--- SOURCE RECORDS ---

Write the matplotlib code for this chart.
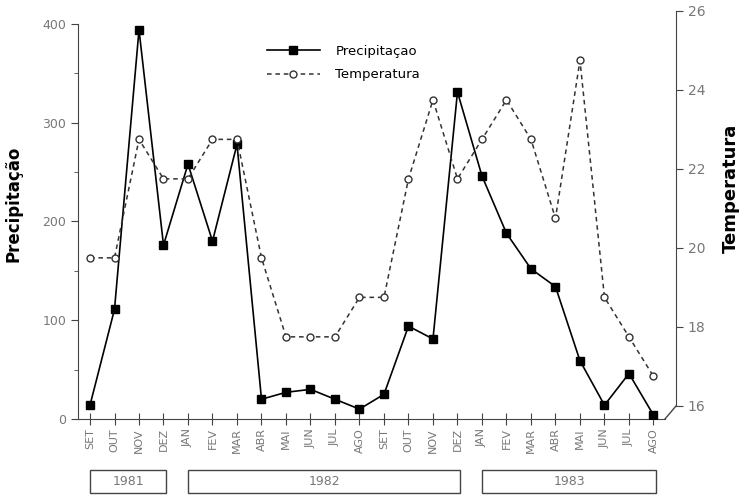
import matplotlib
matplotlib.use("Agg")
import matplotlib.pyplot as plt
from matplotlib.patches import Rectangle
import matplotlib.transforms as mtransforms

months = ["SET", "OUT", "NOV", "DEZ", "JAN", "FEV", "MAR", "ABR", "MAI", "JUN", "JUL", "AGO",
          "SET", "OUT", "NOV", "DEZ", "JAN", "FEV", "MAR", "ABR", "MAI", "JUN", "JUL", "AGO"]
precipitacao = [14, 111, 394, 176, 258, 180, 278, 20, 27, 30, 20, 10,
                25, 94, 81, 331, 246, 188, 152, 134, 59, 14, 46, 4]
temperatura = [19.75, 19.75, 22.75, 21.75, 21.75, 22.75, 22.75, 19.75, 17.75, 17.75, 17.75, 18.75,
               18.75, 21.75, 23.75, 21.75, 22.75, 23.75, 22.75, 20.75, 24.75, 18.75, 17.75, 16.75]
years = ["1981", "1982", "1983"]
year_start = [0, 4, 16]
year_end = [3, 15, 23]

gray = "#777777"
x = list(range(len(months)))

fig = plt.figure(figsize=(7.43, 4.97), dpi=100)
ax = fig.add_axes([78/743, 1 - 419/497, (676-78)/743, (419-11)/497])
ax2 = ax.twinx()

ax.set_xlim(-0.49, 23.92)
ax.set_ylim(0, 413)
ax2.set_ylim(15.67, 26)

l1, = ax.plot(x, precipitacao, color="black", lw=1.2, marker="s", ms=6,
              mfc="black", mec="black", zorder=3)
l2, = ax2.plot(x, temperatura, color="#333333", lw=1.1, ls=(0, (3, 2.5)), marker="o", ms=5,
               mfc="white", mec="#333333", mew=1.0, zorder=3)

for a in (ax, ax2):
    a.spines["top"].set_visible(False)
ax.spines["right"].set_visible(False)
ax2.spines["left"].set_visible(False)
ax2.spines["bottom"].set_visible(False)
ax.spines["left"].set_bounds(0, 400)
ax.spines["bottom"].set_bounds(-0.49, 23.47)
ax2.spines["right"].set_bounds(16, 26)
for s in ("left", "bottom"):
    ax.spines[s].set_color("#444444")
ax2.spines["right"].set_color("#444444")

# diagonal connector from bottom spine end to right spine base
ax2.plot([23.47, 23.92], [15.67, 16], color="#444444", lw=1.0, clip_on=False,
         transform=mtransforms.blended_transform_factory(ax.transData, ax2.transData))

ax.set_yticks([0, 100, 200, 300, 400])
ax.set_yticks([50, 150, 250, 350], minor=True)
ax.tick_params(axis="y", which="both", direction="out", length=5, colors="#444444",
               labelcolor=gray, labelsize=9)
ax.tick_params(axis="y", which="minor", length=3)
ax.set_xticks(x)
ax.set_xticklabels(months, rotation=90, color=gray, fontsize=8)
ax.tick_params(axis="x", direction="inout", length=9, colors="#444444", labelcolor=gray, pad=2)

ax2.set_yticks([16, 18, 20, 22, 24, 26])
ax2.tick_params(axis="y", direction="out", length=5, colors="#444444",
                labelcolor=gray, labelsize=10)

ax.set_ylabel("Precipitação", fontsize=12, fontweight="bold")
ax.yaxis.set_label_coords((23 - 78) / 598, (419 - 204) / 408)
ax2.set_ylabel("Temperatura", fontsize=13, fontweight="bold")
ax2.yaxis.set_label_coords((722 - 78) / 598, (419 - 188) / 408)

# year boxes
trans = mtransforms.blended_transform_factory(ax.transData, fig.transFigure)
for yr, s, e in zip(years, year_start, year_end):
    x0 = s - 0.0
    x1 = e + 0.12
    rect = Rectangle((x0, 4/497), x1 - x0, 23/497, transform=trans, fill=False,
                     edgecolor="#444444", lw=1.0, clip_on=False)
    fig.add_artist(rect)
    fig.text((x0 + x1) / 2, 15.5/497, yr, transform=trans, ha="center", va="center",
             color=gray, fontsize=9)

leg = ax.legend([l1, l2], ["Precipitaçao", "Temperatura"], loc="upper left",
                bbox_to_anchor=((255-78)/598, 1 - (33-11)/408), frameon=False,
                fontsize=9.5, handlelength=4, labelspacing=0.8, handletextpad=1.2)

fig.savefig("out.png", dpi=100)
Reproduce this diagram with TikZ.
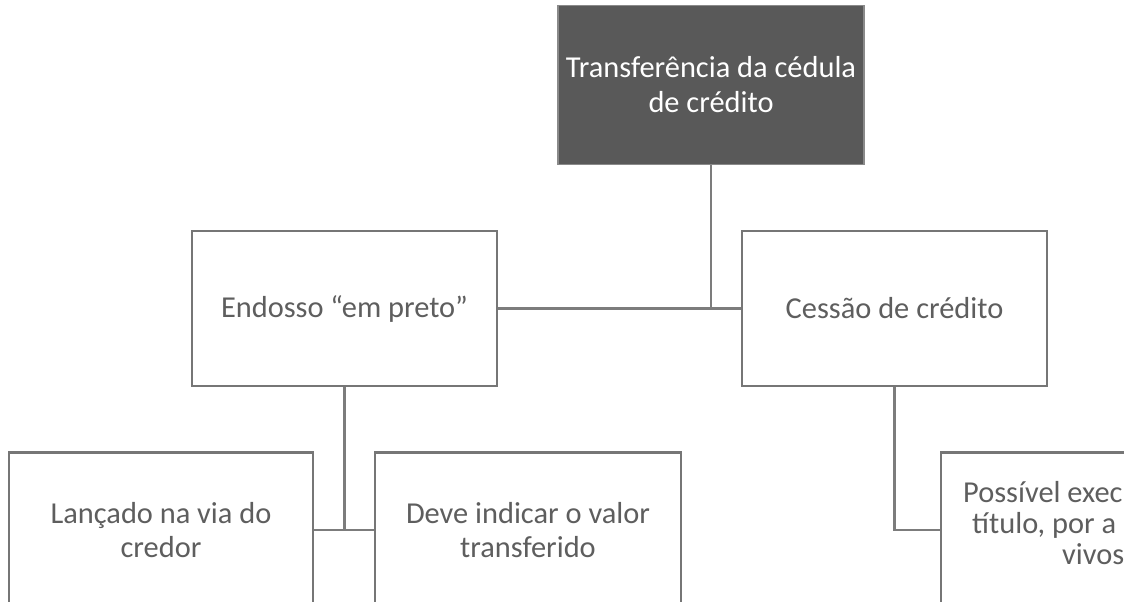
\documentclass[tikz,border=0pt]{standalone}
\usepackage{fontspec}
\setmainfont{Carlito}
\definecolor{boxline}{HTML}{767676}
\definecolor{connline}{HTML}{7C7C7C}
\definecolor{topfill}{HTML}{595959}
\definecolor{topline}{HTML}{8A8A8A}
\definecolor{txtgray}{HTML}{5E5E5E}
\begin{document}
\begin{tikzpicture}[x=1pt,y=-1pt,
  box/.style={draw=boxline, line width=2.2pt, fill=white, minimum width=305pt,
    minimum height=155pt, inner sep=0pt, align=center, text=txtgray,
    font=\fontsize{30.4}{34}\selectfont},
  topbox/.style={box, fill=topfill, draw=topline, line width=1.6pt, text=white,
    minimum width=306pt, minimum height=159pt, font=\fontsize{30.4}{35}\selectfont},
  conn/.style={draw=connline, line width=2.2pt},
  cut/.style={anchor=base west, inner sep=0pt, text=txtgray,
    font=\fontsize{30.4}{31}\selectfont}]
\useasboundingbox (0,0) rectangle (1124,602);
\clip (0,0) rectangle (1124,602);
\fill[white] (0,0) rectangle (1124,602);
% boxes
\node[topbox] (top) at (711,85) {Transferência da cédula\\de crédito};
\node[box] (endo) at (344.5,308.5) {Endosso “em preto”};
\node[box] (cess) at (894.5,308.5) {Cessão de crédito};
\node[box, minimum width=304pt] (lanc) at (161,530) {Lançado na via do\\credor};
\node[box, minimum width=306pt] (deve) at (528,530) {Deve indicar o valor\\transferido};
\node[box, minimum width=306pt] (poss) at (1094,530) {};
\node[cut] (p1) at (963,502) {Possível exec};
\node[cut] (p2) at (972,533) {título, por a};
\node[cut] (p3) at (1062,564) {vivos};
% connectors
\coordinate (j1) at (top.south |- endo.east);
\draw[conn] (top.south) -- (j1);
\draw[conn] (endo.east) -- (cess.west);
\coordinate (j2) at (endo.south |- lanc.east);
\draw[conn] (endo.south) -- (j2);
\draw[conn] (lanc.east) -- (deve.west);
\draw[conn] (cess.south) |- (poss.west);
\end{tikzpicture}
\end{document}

---

WORK TO COMPLETE
Each line in the listing above that contains "matplotlib" should be copied.

THE RESULT
Write the matplotlib code for this chart.
import matplotlib
matplotlib.use("Agg")
import matplotlib.pyplot as plt
from matplotlib.patches import Rectangle
import matplotlib.transforms as mtransforms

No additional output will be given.